When your job involves managing an IT operations platform like OpsRamp, you face unique challenges. Thousands of customers rely on OpsRamp to manage their business critical apps and infrastructure. Each day, we manage new devices, infrastructure services and IT tools in our platform. And, we need to do this while maintaining a service level availability of 99.99%.
What’s our secret sauce for hyperscale SaaS operations? Well, it's simple. We use the OpsRamp platform to manage our own SaaS scale operations across North America, Europe and Japan.
How does our SaaS Ops team drive platform scalability, reliability and security? OpsRamp ensures the availability and performance of our SaaS platform using dashboards, policies, service desk, knowledge base and integrations.
Dashboards display how the SaaS platform performs at any given time. Our SaaS Ops team sets up different dashboards to understand overall platform health. For example, the US region dashboard shows device count, service availability, and device performance.
Figure 1 - US Region Dashboard
Regional and service level dashboards help us manage platform uptime and performance. Dashboards monitor not just applications but also APIs, big data clusters, and even alerts and tickets! We manage availability for critical services by tracking relevant metrics for device, memory and CPU usage.
Figure 2 - Big Data Cluster Dashboard
Our big data dashboard tracks read and write request latencies, memory use, compaction pending tasks, and top CPU usage devices for the big data cluster (Cassandra, Kafka, Hadoop).
We segregate our SaaS infrastructure with device groups using policies and filters. Each device group's performance is monitored with dashboards. When new devices come onboard, dashboards are automatically updated to reflect the latest infrastructure. Policy based device management ensures that our platform is current and managed all the time.
Figure 3 - Device Groups
OpsRamp’s discovery profiles rapidly onboard devices across global locations. There are discovery profiles for servers, app nodes, subnets and metrics processors. We define schedules for discovery profiles to collect data across different devices at regular intervals.
OpsRamp uses Gateways and Agents to discover device data. Gateways collect hypervisor and network information while Agents gather operating system metrics.

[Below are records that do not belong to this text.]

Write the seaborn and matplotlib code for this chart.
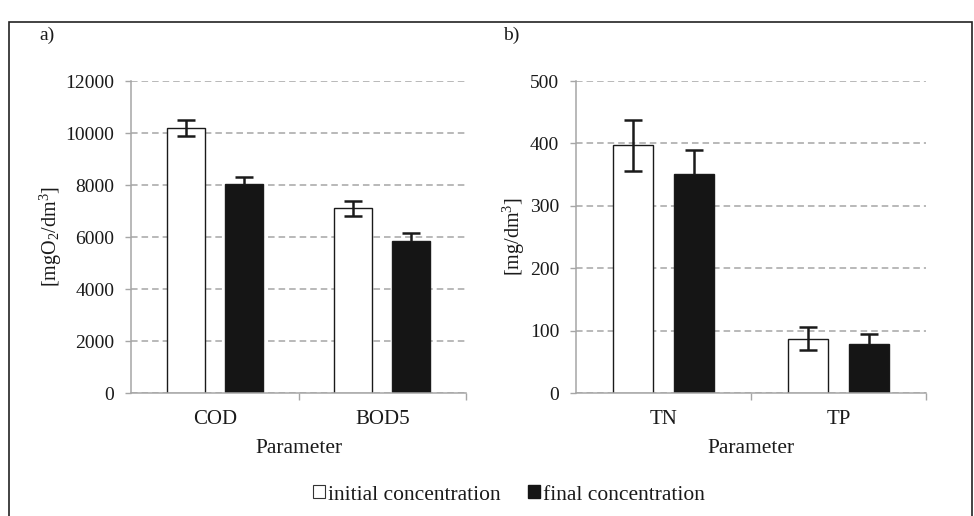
import pandas as pd
import seaborn as sns
import matplotlib.pyplot as plt
from matplotlib.patches import Patch, Rectangle

# wartości
series = ['initial concentration', 'final concentration']

params_a = ['COD', 'BOD5']
initial_a = [10200, 7100]
final_a = [8020, 5860]
err_initial_a = [310, 300]
err_final_a = [300, 280]

params_b = ['TN', 'TP']
initial_b = [397, 87]
final_b = [351, 79]
err_initial_b = [41, 18]
err_final_b = [39, 16]

cor_barras = ['white', '#151515']
cor_eixo = '#a6a6a6'
cor_texto = '#1a1a1a'

sns.set_theme(style='white')
plt.rcParams['font.family'] = ['Liberation Serif', 'DejaVu Serif']
plt.rcParams['mathtext.fontset'] = 'custom'
plt.rcParams['mathtext.rm'] = 'Liberation Serif'
plt.rcParams['mathtext.it'] = 'Liberation Serif:italic'
plt.rcParams['font.size'] = 14


def montar_df(params, inicial, final):
    linhas = []
    for p, v in zip(params, inicial):
        linhas.append({'Parameter': p, 'serie': series[0], 'valor': v})
    for p, v in zip(params, final):
        linhas.append({'Parameter': p, 'serie': series[1], 'valor': v})
    return pd.DataFrame(linhas)


def desenhar_painel(ax, params, inicial, final, err_ini, err_fin, ymax, passo, ylabel, ylabel_x):
    df = montar_df(params, inicial, final)
    sns.barplot(data=df, x='Parameter', y='valor', hue='serie', order=params,
                hue_order=series, palette=cor_barras, width=0.69, gap=0.34,
                edgecolor=cor_texto, linewidth=1.0, legend=False, ax=ax, zorder=2)
    # barras de erro a partir das posições das barras
    # (as da série final ficam atrás da barra preta, só a parte de cima aparece)
    for cont, erros, z in zip(ax.containers, [err_ini, err_fin], [3, 1.5]):
        xs = [b.get_x() + b.get_width() / 2 for b in cont]
        ys = [b.get_height() for b in cont]
        ax.errorbar(xs, ys, yerr=erros, fmt='none', ecolor=cor_texto,
                    elinewidth=1.8, capsize=6.5, capthick=1.8, zorder=z)

    ax.set_xlim(-0.5, len(params) - 0.5)
    ax.set_ylim(0, ymax)
    ax.set_yticks(range(0, ymax + 1, passo))
    ax.yaxis.grid(True, color=cor_eixo, linestyle=(0, (4.3, 2.6)), linewidth=1.1, zorder=0)
    ax.xaxis.grid(False)
    ax.set_axisbelow(True)

    for lado in ['top', 'right']:
        ax.spines[lado].set_visible(False)
    for lado in ['left', 'bottom']:
        ax.spines[lado].set_color(cor_eixo)
        ax.spines[lado].set_linewidth(1.1)

    ax.tick_params(axis='y', which='major', left=True, length=4, width=1, color=cor_eixo,
                   pad=8, labelcolor=cor_texto, labelsize=14)
    ax.tick_params(axis='x', which='major', bottom=True, length=0, pad=12.5,
                   labelcolor=cor_texto, labelsize=15)
    # ticks entre categorias, estilo Excel
    ax.set_xticks([i + 0.5 for i in range(len(params))], minor=True)
    ax.tick_params(axis='x', which='minor', bottom=True, length=5, width=1, color=cor_eixo)

    ax.set_ylabel(ylabel, color=cor_texto, fontsize=14.5)
    ax.yaxis.set_label_coords(ylabel_x, 0.5)
    ax.set_xlabel('Parameter', color=cor_texto, fontsize=15.5)
    ax.xaxis.set_label_coords(0.5, -0.147)


fig = plt.figure(figsize=(9.74, 5.16), dpi=100)
ax1 = fig.add_axes([131 / 974, 1 - 393 / 516, 335 / 974, 312 / 516])
ax2 = fig.add_axes([576 / 974, 1 - 393 / 516, 350 / 974, 312 / 516])

desenhar_painel(ax1, params_a, initial_a, final_a, err_initial_a, err_final_a,
                12000, 2000, '[mgO$_2$/dm$^3$]', -0.201)
desenhar_painel(ax2, params_b, initial_b, final_b, err_initial_b, err_final_b,
                500, 100, '[mg/dm$^3$]', -0.14)

fig.text(47 / 974, 1 - 35 / 516, 'a)', ha='center', va='center', color=cor_texto, fontsize=14)
fig.text(511 / 974, 1 - 35 / 516, 'b)', ha='center', va='center', color=cor_texto, fontsize=14)

handles = [Patch(facecolor=cor_barras[0], edgecolor='#333333', linewidth=0.8),
           Patch(facecolor=cor_barras[1], edgecolor=cor_barras[1])]
fig.legend(handles, series, loc='center', bbox_to_anchor=(509 / 974, 1 - 495 / 516),
           ncol=2, frameon=False, handlelength=0.55, handleheight=0.55,
           handletextpad=0.15, columnspacing=1.3, fontsize=15.5, labelcolor=cor_texto)

# moldura da figura
fig.patches.append(Rectangle((9 / 974, -0.02), 963 / 974, 1 - 22 / 516 + 0.02,
                             transform=fig.transFigure, fill=False,
                             edgecolor='#222222', linewidth=1.2))

fig.savefig('out.png', dpi=100)
plt.close(fig)
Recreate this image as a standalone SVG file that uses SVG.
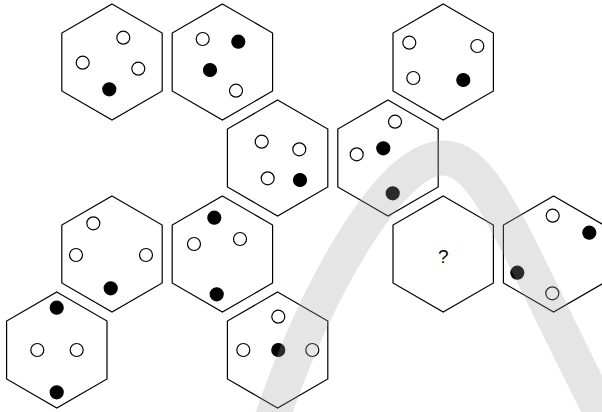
<svg xmlns="http://www.w3.org/2000/svg" xmlns:xlink="http://www.w3.org/1999/xlink" width="602" height="412" viewBox="0 0 602 412">
<defs>
<style>
.hex{fill:#fff;stroke:#000;stroke-width:1.2}
.o{fill:#fff;stroke:#000;stroke-width:1.2}
.f{fill:#000;stroke:#000;stroke-width:1.2}
.q{font-family:"Liberation Sans",Arial,sans-serif;font-size:19px;fill:#000;text-anchor:middle}
.wm{fill:none;stroke:#9e9e9e;stroke-opacity:0.27;stroke-width:35}
</style>
<polygon id="h" points="0,-58 50.2,-29 50.2,29 0,58 -50.2,29 -50.2,-29"/>
</defs>
<rect width="602" height="412" fill="#fff"/>
<g id="hex1"><use xlink:href="#h" class="hex" transform="translate(112,62)"/>
<circle class="o" cx="123.3" cy="37.7" r="6.5"/><circle class="o" cx="82.7" cy="62.7" r="6.5"/><circle class="o" cx="138.3" cy="68.7" r="6.5"/><circle class="f" cx="109.3" cy="89.3" r="6.5"/></g>
<g id="hex2"><use xlink:href="#h" class="hex" transform="translate(222.4,62)"/>
<circle class="o" cx="202.7" cy="39" r="6.5"/><circle class="f" cx="238.3" cy="41.7" r="6.5"/><circle class="f" cx="210" cy="70" r="6.5"/><circle class="o" cx="236" cy="90.7" r="6.5"/></g>
<g id="hex3"><use xlink:href="#h" class="hex" transform="translate(443.2,62)"/>
<circle class="o" cx="409.3" cy="42.7" r="6.5"/><circle class="o" cx="477.3" cy="46" r="6.5"/><circle class="o" cx="413.3" cy="78" r="6.5"/><circle class="f" cx="463.3" cy="80" r="6.5"/></g>
<g id="hex4"><use xlink:href="#h" class="hex" transform="translate(277.6,158)"/>
<circle class="o" cx="261.7" cy="141.7" r="6.5"/><circle class="o" cx="299.3" cy="149.3" r="6.5"/><circle class="o" cx="267.7" cy="178.3" r="6.5"/><circle class="f" cx="300" cy="180" r="6.5"/></g>
<g id="hex5"><use xlink:href="#h" class="hex" transform="translate(388,158)"/>
<circle class="o" cx="395" cy="121.7" r="6.5"/><circle class="o" cx="356.7" cy="154.3" r="6.5"/><circle class="f" cx="383.3" cy="148.3" r="6.5"/><circle class="f" cx="392.7" cy="193.3" r="6.5"/></g>
<g id="hex6"><use xlink:href="#h" class="hex" transform="translate(112,254)"/>
<circle class="o" cx="93.3" cy="223.3" r="6.5"/><circle class="o" cx="76" cy="255" r="6.5"/><circle class="o" cx="146" cy="255" r="6.5"/><circle class="f" cx="110.7" cy="288.3" r="6.5"/></g>
<g id="hex7"><use xlink:href="#h" class="hex" transform="translate(222.4,254)"/>
<circle class="f" cx="214.3" cy="217.7" r="6.5"/><circle class="o" cx="194" cy="244" r="6.5"/><circle class="o" cx="240" cy="239" r="6.5"/><circle class="f" cx="216.7" cy="294.3" r="6.5"/></g>
<g id="hex8"><use xlink:href="#h" class="hex" transform="translate(443.2,254)"/>
<text class="q" x="443.3" y="262.5">?</text></g>
<g id="hex9"><use xlink:href="#h" class="hex" transform="translate(553.6,254)"/>
<circle class="o" cx="552.7" cy="215.7" r="6.5"/><circle class="f" cx="589.3" cy="232.7" r="6.5"/><circle class="f" cx="517.3" cy="272.7" r="6.5"/><circle class="o" cx="552.3" cy="293.3" r="6.5"/></g>
<g id="hex10"><use xlink:href="#h" class="hex" transform="translate(56.8,350)"/>
<circle class="f" cx="56.7" cy="307.7" r="6.5"/><circle class="o" cx="37.3" cy="350" r="6.5"/><circle class="o" cx="76.7" cy="350" r="6.5"/><circle class="f" cx="56.7" cy="392.3" r="6.5"/></g>
<g id="hex11"><use xlink:href="#h" class="hex" transform="translate(277.6,350)"/>
<circle class="o" cx="278.3" cy="316.7" r="6.5"/><circle class="o" cx="243.3" cy="350" r="6.5"/><circle class="f" cx="278.3" cy="350" r="6.5"/><circle class="o" cx="312.3" cy="350" r="6.5"/></g>
<g id="connectors"></g>
<path id="watermark" class="wm" d="M268,430 C315,290 390,158 443,158 C488,158 512,240 615,440"/>
</svg>
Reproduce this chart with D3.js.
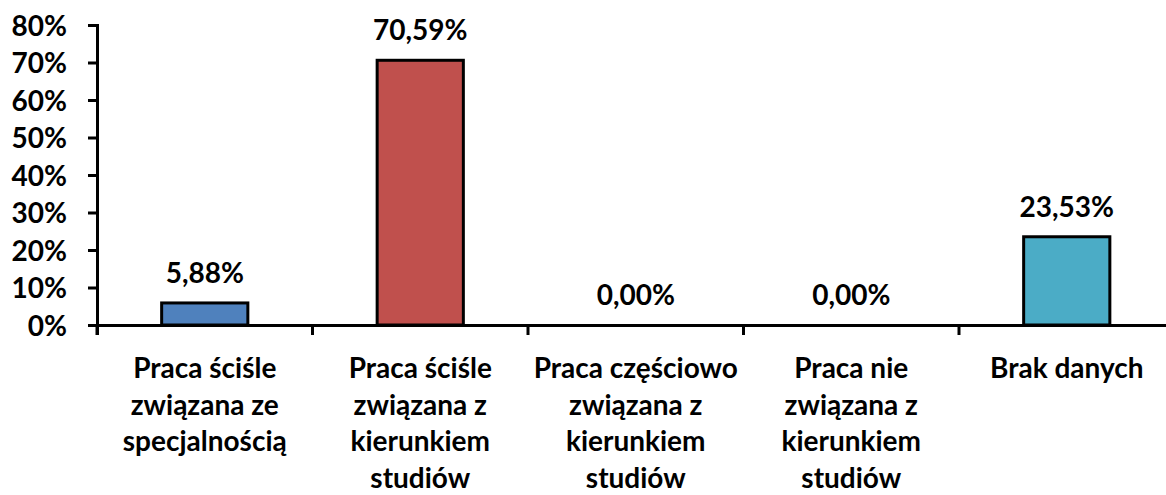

Figure 4 - Discovery & Deployment Policies
Device Management Policies
Device management policies define how to monitor a device. Device management policies apply monitoring templates, knowledge base articles and custom attributes to discovered devices.
Device management policies get triggered whenever a new device gets added. Monitoring templates in OpsRamp automatically manage new devices across their lifecycle.
Figure 5 - Device Management Policies
The alerts tab groups related alerts and creates tickets or change requests to manage issues through resolution. We create alerts manually, where the team processes an alert and creates a ticket. We also create alerts using auto incident policies without human intervention. Auto incident policies create tickets for critical alerts and integrate tickets in our Slack workflow.
Figure 6 - Alert Browser
Service desk helps us manage service requests for the platform. We track conversations, activity logs, recordings, notes, status and alerts for each ticket. The service desk ensures that all our SaaS operations is auditable and traceable.
Figure 7 - Service Desk
We maintain an active knowledge base for platform maintenance. We segregate knowledge base articles for configuration, data management, deployment, standard operating procedures and troubleshooting.
We assign articles to tickets or devices to help our teams respond and resolve issues faster. We are also able to reduce staff training times with searchable knowledge base articles.
Figure 8 - Knowledge Base
Slack is the internal collaboration tool for the Ops team. Our Slack integration lets us view, address and resolve tickets within designated Slack channels. Slack helps us stay on top of application and infrastructure performance for the platform.
Figure 9 - Slack Incident Management Channels
We use Jenkins for all our build deployments. Our Jenkins integration allows us to build and test codebase during release cycles. When we need to deploy a build, we configure Jenkins jobs to trigger automatic alerts in OpsRamp.